DATE: Sunday, September 14, 1997 TAG: 9709060621 SECTION: COMMENTARY PAGE: J2 EDITION: FINAL TYPE: Book Review SOURCE: EUGENE M. McAVOY LENGTH: 70 lines
COUNTING COUP
G.D. GEARINO
Simon & Schuster. 224 pp. $22.
The situation has become a stereotype: Writer publishes first novel; novel and writer become overnight successes. Writer churns out second novel; novel is a dismal failure. The phenomenon is so pervasive it has become a common explanation for those all-too-frequent embarrassments that mar even the best careers.
Such might have been the case with G.D. Gearino. In 1996, his first novel, What the Deaf-Mute Heard, was received with immediate and lavish acclaim. It led quickly to a movie contract, and some critics even whispered behind closed doors the words ``modern classic.''
As any ambitious writer with an assertive agent would do, Gearino published his second novel before the dust could settle on his first. Counting Coup is the result, and though no modern classic, it survives a few flaws that in less skilled hands might prove fatal. Here is a writer worth watching.
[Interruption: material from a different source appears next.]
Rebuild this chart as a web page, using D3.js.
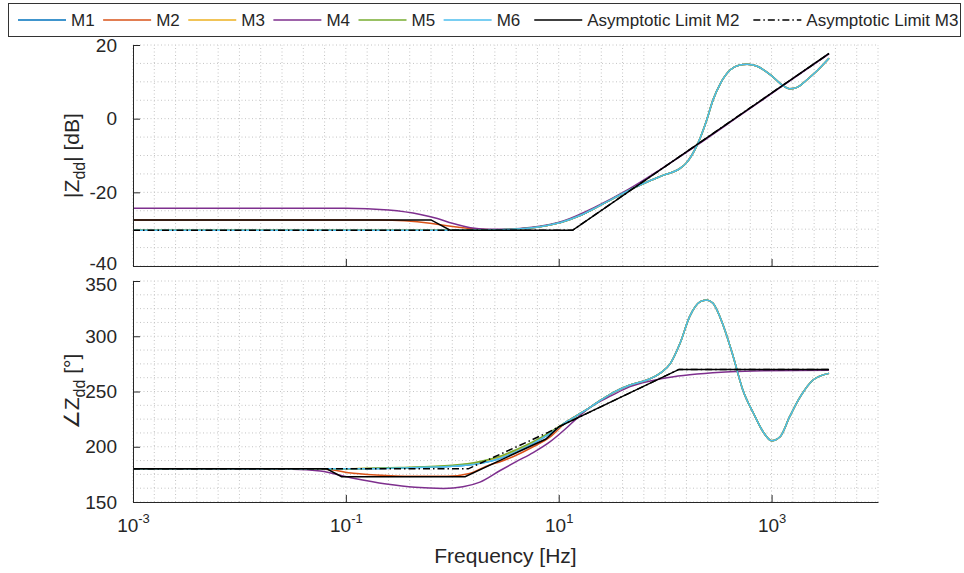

Counting Coup is the story of newspaper columnist Tad Beckman's rise to fame and confrontation with his selfishness and impotence. The son of a weak-willed mother, who has drifted from self-pity to madness, and the grandson of a tyrant who resents him for representing his daughter's single act of rebellion, Tad has always been an outsider. He has used this perspective, however, to great advantage in his columns, which champion the rights of a variety of victims. But after years of chronicling misery, he has grown inured to pain and become just another bored and cynical journalist.
Yet a tragic stream of events pushes him toward enlightenment. When an abused woman asks for his help, her weakness echoes his mother's self-pity, and Beckman brushes her fears aside. Within days, the woman is dead, decapitated by the ex-husband from whom she sought protection. The column Beckman writes to atone for the guilt of his unresponsiveness wins him a Pulitzer Prize, and the unwanted recognition exposes his hypocrisy. Full of self-loathing, he enters exile from his home, his career and the vacuous life he has led.
Exile, however, proves more meaningless than writing, and Beckman grudgingly returns to journalism. In Miami, he meets Jocelyn Pritchard, another woman tormented and abused by her husband. Though she asks for neither his assistance nor his love, she ultimately accepts both. Faced with a second opportunity to act as protector, Beckman strikes out at the man who is hurting Jocelyn by exposing in the Miami Post-Star the husband's corrupt business practices.
The documentation of his charges is provided by Jocelyn. When the article appears, the information turns out to be fraudulent, and Jocelyn disappears. Her estranged husband sues the paper for libel, and Beckman faces the loss of his career and reputation. Searching for Jocelyn and the truth behind the documents she has provided, Beckman discovers the elusive and bittersweet reality of redemption.
Though his writing is competent and often brilliant, Gearino seems not to have decided whether this novel is a mystery, a confession or both. His story veers toward genre, even while it begs for the more serious reading that could result from a clearer rhetorical purpose. His often predictable plot is also severely weakened by an excessive reliance on coincidence to solve the mystery and resolve the conflict.
Still, the absolute believability of Beckman's voice and Gearino's skillful merging of style with character more than make up for any flaws in the novel. This character seems real in thought and action, and what in another voice would prove incredible seems plausible in his. Counting Coup is a thoroughly respectable second novel, a triumph of character, and a work that will solidify an already promising career. MEMO: Eugene M. McAvoy is a writer who lives in Norfolk.